In Texas, Tropical Storm Harvey continued crawling along the coast, with sustained winds of 50 mph and “catastrophic” rains, forecasters said. The storm should continue heading northeast and make landfall again early Wednesday. Additional rainfall may total six to 12 inches to the north and east of Houston and into Louisiana, driving up totals expected to top 50 inches over the upper Texas coast.
Preliminary reports show Harvey has already broken the state’s rainfall record, with a gauge east of Highlands recording 51.88 inches. The previous record was set by Amelia in 1978 at 48 inches.
Kissimmee police shooting suspect to undergo competency evaluation, court says
ORLANDO, Fla. — The man suspected of gunning down two Kissimmee officers this month will undergo a competency evaluation before his first court hearing, the Orange-Osceola Circuit Court announced Tuesday via social media.

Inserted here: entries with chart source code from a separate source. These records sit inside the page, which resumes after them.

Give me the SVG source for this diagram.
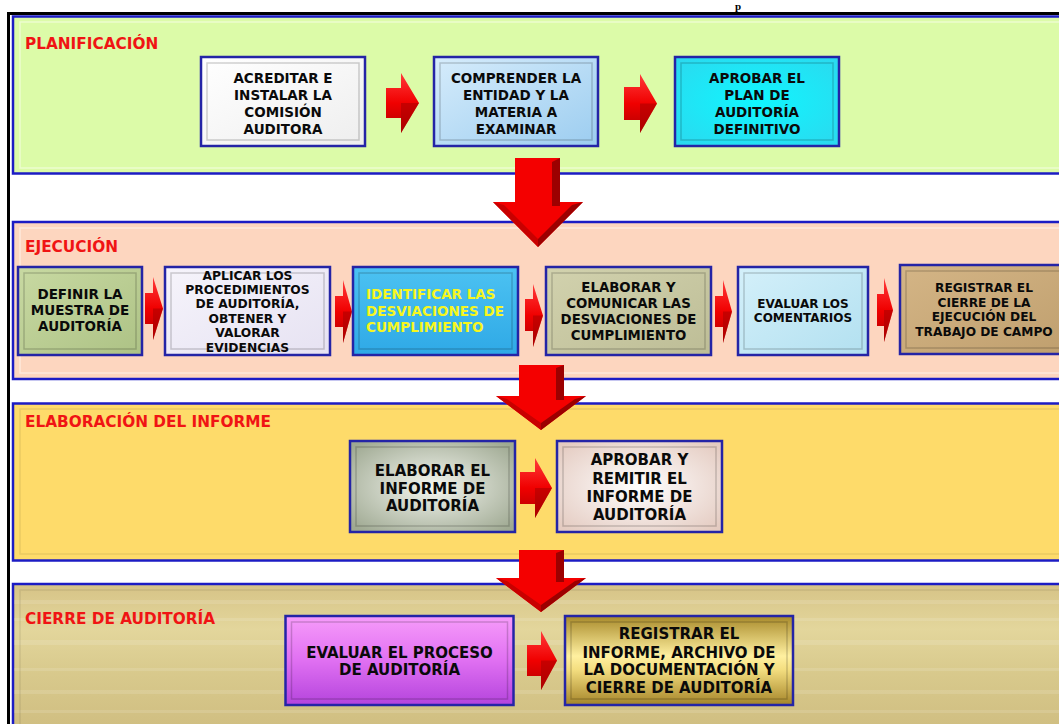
<svg xmlns="http://www.w3.org/2000/svg" width="1059" height="724" viewBox="0 0 1059 724">
<style>
.panel{stroke:#1c1cc4;stroke-width:2.5}
.pin{fill:none;stroke:#ffffff;stroke-opacity:.45;stroke-width:1.5}
.pin2{fill:none;stroke:#000;stroke-opacity:.08;stroke-width:1.5}
.box{stroke:#2424a6;stroke-width:2.5}
.bev{fill:none;stroke:#000;stroke-opacity:.18;stroke-width:1.5}
.t{font-family:"DejaVu Sans","Liberation Sans",sans-serif;font-weight:bold;text-anchor:middle;fill:#0a0a0a}
.h{font-family:"DejaVu Sans","Liberation Sans",sans-serif;font-weight:bold;fill:#f01414;font-size:15.3px}
.sa{fill:url(#gsa)}
.sad{fill:#a80000;fill-opacity:.55}
.ba{fill:#f40000}
.bad{fill:#9c0000}
.bam{fill:#c80000}
</style>
<defs>
<linearGradient id="gsa" x1="0" y1="0" x2="0" y2="1"><stop offset="0" stop-color="#ff3a3a"/><stop offset=".5" stop-color="#f00000"/><stop offset="1" stop-color="#b00000"/></linearGradient>
<linearGradient id="gp1" x1="0" y1="0" x2="1" y2="1"><stop offset="0" stop-color="#ffffff"/><stop offset="1" stop-color="#eeeeee"/></linearGradient>
<linearGradient id="gp2" x1="0" y1="0" x2="1" y2="1"><stop offset="0" stop-color="#d6ecfb"/><stop offset="1" stop-color="#9ccdf0"/></linearGradient>
<radialGradient id="gp3" cx=".5" cy=".5" r=".7"><stop offset="0" stop-color="#10f6ff"/><stop offset="1" stop-color="#2cd8ee"/></radialGradient>
<linearGradient id="ge1" x1="0" y1="0" x2="1" y2="1"><stop offset="0" stop-color="#c8d9a2"/><stop offset="1" stop-color="#adc285"/></linearGradient>
<linearGradient id="ge2" x1="0" y1="0" x2="1" y2="1"><stop offset="0" stop-color="#f6f4fb"/><stop offset="1" stop-color="#e6e2f2"/></linearGradient>
<linearGradient id="ge3" x1="0" y1="0" x2="0" y2="1"><stop offset="0" stop-color="#4cc2f2"/><stop offset="1" stop-color="#2fa9e6"/></linearGradient>
<linearGradient id="ge4" x1="0" y1="0" x2="1" y2="1"><stop offset="0" stop-color="#d2d2ae"/><stop offset="1" stop-color="#bdbd96"/></linearGradient>
<linearGradient id="ge5" x1="0" y1="0" x2="1" y2="1"><stop offset="0" stop-color="#d4f0fa"/><stop offset="1" stop-color="#b2e0f0"/></linearGradient>
<linearGradient id="ge6" x1="0" y1="0" x2="1" y2="1"><stop offset="0" stop-color="#d4b586"/><stop offset="1" stop-color="#bf9f6e"/></linearGradient>
<radialGradient id="gl1" cx=".5" cy=".5" r=".65"><stop offset="0" stop-color="#f4f6f0"/><stop offset="1" stop-color="#9fa992"/></radialGradient>
<radialGradient id="gl2" cx=".5" cy=".5" r=".65"><stop offset="0" stop-color="#ffffff"/><stop offset="1" stop-color="#e4cbc1"/></radialGradient>
<linearGradient id="gc1" x1="0" y1="0" x2="0" y2="1"><stop offset="0" stop-color="#f79cfa"/><stop offset=".5" stop-color="#e070f2"/><stop offset="1" stop-color="#b444dc"/></linearGradient>
<linearGradient id="gc2" x1="0" y1="0" x2="0" y2="1"><stop offset="0" stop-color="#a88a2a"/><stop offset=".45" stop-color="#fff0a0"/><stop offset=".6" stop-color="#f4de80"/><stop offset="1" stop-color="#a48428"/></linearGradient>
<linearGradient id="gk" x1="0" y1="0" x2="0" y2="1"><stop offset="0" stop-color="#d6c386"/><stop offset=".3" stop-color="#e3d69c"/><stop offset=".6" stop-color="#d8c98c"/><stop offset="1" stop-color="#cfbd80"/></linearGradient>
</defs>

<rect width="1059" height="724" fill="#ffffff"/>
<text x="735" y="10" font-family="Liberation Serif, serif" font-weight="bold" font-size="11" fill="#000">p</text>

<g id="panel-planificacion">
<rect class="panel" x="13" y="16.5" width="1060" height="157" fill="#dcfba8"/>
<rect class="pin" x="20" y="22" width="1050" height="146"/>
<text class="h" x="25" y="48.5">PLANIFICACIÓN</text>
</g>
<g id="panel-ejecucion">
<rect class="panel" x="13" y="222" width="1060" height="157" fill="#fdd6bf"/>
<rect class="pin" x="20" y="228" width="1050" height="145"/>
<text class="h" x="25" y="252">EJECUCIÓN</text>
</g>
<g id="panel-elaboracion">
<rect class="panel" x="13" y="403.5" width="1060" height="157" fill="#fedb6a"/>
<rect class="pin2" x="20" y="409" width="1050" height="145"/>
<text class="h" x="25" y="427">ELABORACIÓN DEL INFORME</text>
</g>
<g id="panel-cierre">
<rect class="panel" x="13" y="584" width="1060" height="150" fill="url(#gk)"/>
<g fill="#fff" fill-opacity=".12">
<rect x="14" y="600" width="1058" height="4"/>
<rect x="14" y="618" width="1058" height="3"/>
<rect x="14" y="640" width="1058" height="5"/>
<rect x="14" y="668" width="1058" height="3"/>
<rect x="14" y="690" width="1058" height="4"/>
<rect x="14" y="710" width="1058" height="3"/>
</g>
<rect class="pin2" x="20" y="590" width="1050" height="140"/>
<text class="h" x="25" y="624">CIERRE DE AUDITORÍA</text>
</g>

<path d="M8.5,724 V13.5 H1059" fill="none" stroke="#000" stroke-width="3"/>

<g id="connectors">
<g id="down1">
<polygon class="ba" points="515,158 560,158 560,202 583,202 538,247 493,202 515,202"/>
<polygon class="bad" points="552,162 560,158 560,206 552,206"/>
<polygon class="bad" points="583,202 538,247 538,239 572,205"/>
<polygon class="bam" points="493,202 538,247 538,239 504,205"/>
</g>
<g id="down2">
<polygon class="ba" points="519,365 564,365 564,396 586,396 541,430 496,396 519,396"/>
<polygon class="bad" points="556,368 564,365 564,400 556,400"/>
<polygon class="bad" points="586,396 541,430 541,423 575,399"/>
<polygon class="bam" points="496,396 541,430 541,423 507,399"/>
</g>
<g id="down3">
<polygon class="ba" points="519,550 564,550 564,578 586,578 541,612 496,578 519,578"/>
<polygon class="bad" points="556,553 564,550 564,582 556,582"/>
<polygon class="bad" points="586,578 541,612 541,605 575,581"/>
<polygon class="bam" points="496,578 541,612 541,605 507,581"/>
</g>
<polygon class="sa" points="386,88 401,88 401,73 419,103 401,133 401,118 386,118"/>
<polygon class="sad" points="401,103 419,103 401,133"/>
<polygon class="sa" points="624,87 640,87 640,74 657,103.5 640,133 640,120 624,120"/>
<polygon class="sad" points="640,103.5 657,103.5 640,133"/>
<polygon class="sa" points="145,293 153,293 153,277 163,308.5 153,340 153,324 145,324"/>
<polygon class="sad" points="153,308.5 163,308.5 153,340"/>
<polygon class="sa" points="335,296 343,296 343,280 352,311.5 343,343 343,327 335,327"/>
<polygon class="sad" points="343,311.5 352,311.5 343,343"/>
<polygon class="sa" points="525,299 533,299 533,284 543,315.5 533,347 533,331 525,331"/>
<polygon class="sad" points="533,315.5 543,315.5 533,347"/>
<polygon class="sa" points="715,296 723,296 723,280 732,311.5 723,343 723,327 715,327"/>
<polygon class="sad" points="723,311.5 732,311.5 723,343"/>
<polygon class="sa" points="877,294 884,294 884,278 893,310 884,342 884,326 877,326"/>
<polygon class="sad" points="884,310 893,310 884,342"/>
<polygon class="sa" points="520,472 535,472 535,458 552,488 535,518 535,504 520,504"/>
<polygon class="sad" points="535,488 552,488 535,518"/>
<polygon class="sa" points="527,645 541,645 541,631 557,660.5 541,690 541,676 527,676"/>
<polygon class="sad" points="541,660.5 557,660.5 541,690"/>
</g>

<g id="acreditar">
<rect class="box" x="201" y="57" width="164" height="89" fill="url(#gp1)"/>
<rect class="bev" x="207" y="63" width="152" height="77"/>
<text class="t" font-size="13.5"><tspan x="283" y="83">ACREDITAR E</tspan><tspan x="283" y="100">INSTALAR LA</tspan><tspan x="283" y="117">COMISIÓN</tspan><tspan x="283" y="134">AUDITORA</tspan></text>
</g>
<g id="comprender">
<rect class="box" x="434" y="57" width="164" height="89" fill="url(#gp2)"/>
<rect class="bev" x="440" y="63" width="152" height="77"/>
<text class="t" font-size="13.5"><tspan x="516" y="83">COMPRENDER LA</tspan><tspan x="516" y="100">ENTIDAD Y LA</tspan><tspan x="516" y="117">MATERIA A</tspan><tspan x="516" y="134">EXAMINAR</tspan></text>
</g>
<g id="aprobar-plan">
<rect class="box" x="675" y="57" width="164" height="89" fill="url(#gp3)"/>
<rect class="bev" x="681" y="63" width="152" height="77"/>
<text class="t" font-size="13.5"><tspan x="757" y="83">APROBAR EL</tspan><tspan x="757" y="100">PLAN DE</tspan><tspan x="757" y="117">AUDITORÍA</tspan><tspan x="757" y="134">DEFINITIVO</tspan></text>
</g>

<g id="definir">
<rect class="box" x="18" y="267" width="124" height="88" fill="url(#ge1)"/>
<rect class="bev" x="24" y="273" width="112" height="76"/>
<text class="t" font-size="13.5"><tspan x="80" y="299">DEFINIR LA</tspan><tspan x="80" y="315">MUESTRA DE</tspan><tspan x="80" y="331">AUDITORÍA</tspan></text>
</g>
<g id="aplicar">
<rect class="box" x="165" y="267" width="165" height="88" fill="url(#ge2)"/>
<rect class="bev" x="171" y="273" width="153" height="76"/>
<text class="t" font-size="12.3"><tspan x="247.5" y="279.5">APLICAR LOS</tspan><tspan x="247.5" y="293.5">PROCEDIMIENTOS</tspan><tspan x="247.5" y="308">DE AUDITORÍA,</tspan><tspan x="247.5" y="322.5">OBTENER Y</tspan><tspan x="247.5" y="337">VALORAR</tspan><tspan x="247.5" y="352">EVIDENCIAS</tspan></text>
</g>
<g id="identificar">
<rect class="box" x="353" y="267" width="165" height="88" fill="url(#ge3)"/>
<rect class="bev" x="359" y="273" width="153" height="76"/>
<text class="t" font-size="13.5" style="text-anchor:start;fill:#f6f61e"><tspan x="366" y="298.5">IDENTIFICAR LAS</tspan><tspan x="366" y="316">DESVIACIONES DE</tspan><tspan x="366" y="332">CUMPLIMIENTO</tspan></text>
</g>
<g id="elaborar-comunicar">
<rect class="box" x="546" y="267" width="165" height="88" fill="url(#ge4)"/>
<rect class="bev" x="552" y="273" width="153" height="76"/>
<text class="t" font-size="13.3"><tspan x="628.5" y="292">ELABORAR Y</tspan><tspan x="628.5" y="307.5">COMUNICAR LAS</tspan><tspan x="628.5" y="323.5">DESVIACIONES DE</tspan><tspan x="628.5" y="339.5">CUMPLIMIENTO</tspan></text>
</g>
<g id="evaluar-comentarios">
<rect class="box" x="738" y="267" width="130" height="88" fill="url(#ge5)"/>
<rect class="bev" x="744" y="273" width="118" height="76"/>
<text class="t" font-size="12"><tspan x="803" y="307.5">EVALUAR LOS</tspan><tspan x="803" y="322">COMENTARIOS</tspan></text>
</g>
<g id="registrar-cierre">
<rect class="box" x="900" y="265" width="170" height="89" fill="url(#ge6)"/>
<rect class="bev" x="906" y="271" width="158" height="77"/>
<text class="t" font-size="12.2"><tspan x="984" y="291.5">REGISTRAR EL</tspan><tspan x="984" y="306.5">CIERRE DE LA</tspan><tspan x="984" y="320.5">EJECUCIÓN DEL</tspan><tspan x="984" y="335.5">TRABAJO DE CAMPO</tspan></text>
</g>

<g id="elaborar-informe">
<rect class="box" x="350" y="441" width="165" height="91" fill="url(#gl1)"/>
<rect class="bev" x="356" y="447" width="153" height="79"/>
<text class="t" font-size="15"><tspan x="432.5" y="475.5">ELABORAR EL</tspan><tspan x="432.5" y="494">INFORME DE</tspan><tspan x="432.5" y="511">AUDITORÍA</tspan></text>
</g>
<g id="aprobar-remitir">
<rect class="box" x="557" y="441" width="165" height="91" fill="url(#gl2)"/>
<rect class="bev" x="563" y="447" width="153" height="79"/>
<text class="t" font-size="15"><tspan x="639.5" y="465">APROBAR Y</tspan><tspan x="639.5" y="484">REMITIR EL</tspan><tspan x="639.5" y="502">INFORME DE</tspan><tspan x="639.5" y="519.5">AUDITORÍA</tspan></text>
</g>

<g id="evaluar-proceso">
<rect class="box" x="285.5" y="616" width="228" height="89" fill="url(#gc1)"/>
<rect class="bev" x="291.5" y="622" width="216" height="77"/>
<text class="t" font-size="15"><tspan x="399.5" y="658.2">EVALUAR EL PROCESO</tspan><tspan x="399.5" y="675.4">DE AUDITORÍA</tspan></text>
</g>
<g id="registrar-informe">
<rect class="box" x="565" y="616" width="228" height="89" fill="url(#gc2)"/>
<rect class="bev" x="571" y="622" width="216" height="77"/>
<text class="t" font-size="15"><tspan x="679" y="639.4">REGISTRAR EL</tspan><tspan x="679" y="658.2">INFORME, ARCHIVO DE</tspan><tspan x="679" y="675.4">LA DOCUMENTACIÓN Y</tspan><tspan x="679" y="693.4">CIERRE DE AUDITORÍA</tspan></text>
</g>
</svg>
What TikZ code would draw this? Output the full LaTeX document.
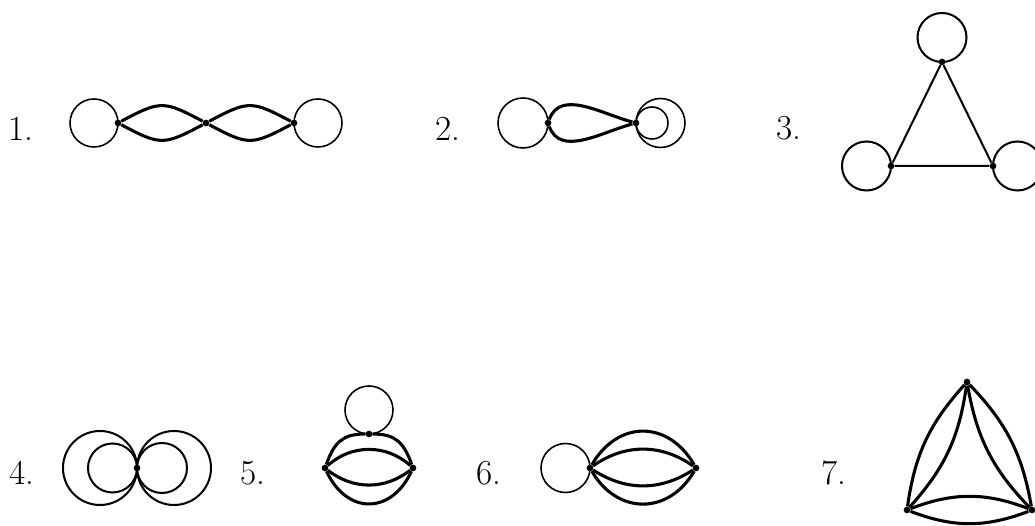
\documentclass[tikz,border=0pt]{standalone}
\usepackage{tikz}
\usetikzlibrary{calc}

\begin{document}
\begin{tikzpicture}[x=0.02cm, y=0.02cm,
  every node/.style={font=\fontsize{20}{24}\selectfont},
  num/.style={anchor=base west, inner sep=0pt},
  vtx/.style={circle, fill, inner sep=0pt, minimum size=3.8pt},
  loopline/.style={line width=0.9pt},
  triline/.style={line width=1.15pt},
  edgeline/.style={line width=1.75pt}]
\useasboundingbox (0,0) rectangle (1035,526);
\clip (0,0) rectangle (1035,526);
\foreach \n/\x/\y in {1/8/385, 2/435/385, 3/776/386, 4/9/41, 5/240/41, 6/476/41, 7/821/41}
  \node[num] (lab\n) at (\x,\y) {\n.};

\node[vtx] (a1) at (118,403) {};
\node[vtx] (a2) at (206,403) {};
\node[vtx] (a3) at (294,403) {};
\draw[loopline] ($(a1)+(-24,0)$) circle[radius=24];
\draw[loopline] ($(a3)+(24,0)$) circle[radius=24];
\draw[edgeline] (a1) to[out=28, in=152, looseness=1.4] (a2) to[out=28, in=152, looseness=1.4] (a3);
\draw[edgeline] (a1) to[out=-28, in=-152, looseness=1.4] (a2) to[out=-28, in=-152, looseness=1.4] (a3);

\node[vtx] (b1) at (548,403) {};
\node[vtx] (b2) at (636,403) {};
\draw[loopline] ($(b1)+(-25,0)$) circle[radius=25];
\draw[loopline] ($(b2)+(24.5,0)$) circle[radius=24.5];
\draw[loopline] ($(b2)+(16,0)$) circle[radius=16];
\draw[edgeline] (b1) to[out=70, in=165] (b2);
\draw[edgeline] (b1) to[out=-70, in=-165] (b2);

\node[vtx] (c1) at (942,464) {};
\node[vtx] (c2) at (891,360) {};
\node[vtx] (c3) at (993,360) {};
\draw[triline] ($(c1)+(0,24.5)$) circle[radius=24.5];
\draw[triline] ($(c2)+(-24.5,0)$) circle[radius=24.5];
\draw[triline] ($(c3)+(24.5,0)$) circle[radius=24.5];
\draw[triline] (c1) -- (c2) -- (c3) -- (c1);

\node[vtx] (d1) at (137,58) {};
\draw[triline] ($(d1)+(-37,0)$) circle[radius=37];
\draw[triline] ($(d1)+(-24.5,0)$) circle[radius=24.5];
\draw[triline] ($(d1)+(37,0)$) circle[radius=37];
\draw[triline] ($(d1)+(25,0)$) circle[radius=25];

\node[vtx] (e1) at (325,58) {};
\node[vtx] (e2) at (413,58) {};
\node[vtx] (e3) at (369,92) {};
\draw[loopline] ($(e3)+(0,24)$) circle[radius=24];
\draw[edgeline] (e1) to[out=70, in=180, looseness=1.2] (e3) to[out=0, in=110, looseness=1.2] (e2);
\draw[edgeline] (e1) to[out=42, in=138] (e2);
\draw[edgeline] (e1) to[out=-38, in=-142] (e2);
\draw[edgeline] (e1) to[out=-65, in=-115, looseness=1.45] (e2);

\node[vtx] (f1) at (590,58) {};
\node[vtx] (f2) at (696,58) {};
\draw[loopline] ($(f1)+(-24.5,0)$) circle[radius=24.5];
\draw[edgeline] (f1) to[out=60, in=120, looseness=1.3] (f2);
\draw[edgeline] (f1) to[out=35, in=145] (f2);
\draw[edgeline] (f1) to[out=-33, in=-147] (f2);
\draw[edgeline] (f1) to[out=-60, in=-120, looseness=1.27] (f2);

\node[vtx] (g1) at (967,144) {};
\node[vtx] (g2) at (907,16) {};
\node[vtx] (g3) at (1032,16) {};
\draw[edgeline] (g1) to[bend right=17] (g2);
\draw[edgeline] (g1) to[bend left=17] (g2);
\draw[edgeline] (g1) to[bend left=17] (g3);
\draw[edgeline] (g1) to[bend right=17] (g3);
\draw[edgeline] (g2) to[bend left=21] (g3);
\draw[edgeline] (g2) to[bend right=21] (g3);
\end{tikzpicture}
\end{document}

Everett Miller, 45, was arrested at Roscoe’s Bar & Packaging in Kissimmee about two hours after prosecutors say he shot Officer Matthew Baxter and Sgt. Sam Howard Aug. 18.
Baxter died that night. Howard died in the hospital the next day.
Miller, a veteran who spent 21 years in the Marine Corps, had no criminal record in Florida before his arrest.
Records show, however, that he was involuntarily hospitalized under the state’s Baker Act, after Miller stripped to his boxers and walked down an Osceola County street carrying a high-powered rifle, according to his family.
Miller’s competency evaluation will be reviewed by a judge before his case goes forward.
Distributed by Tribune Content Agency, LLC.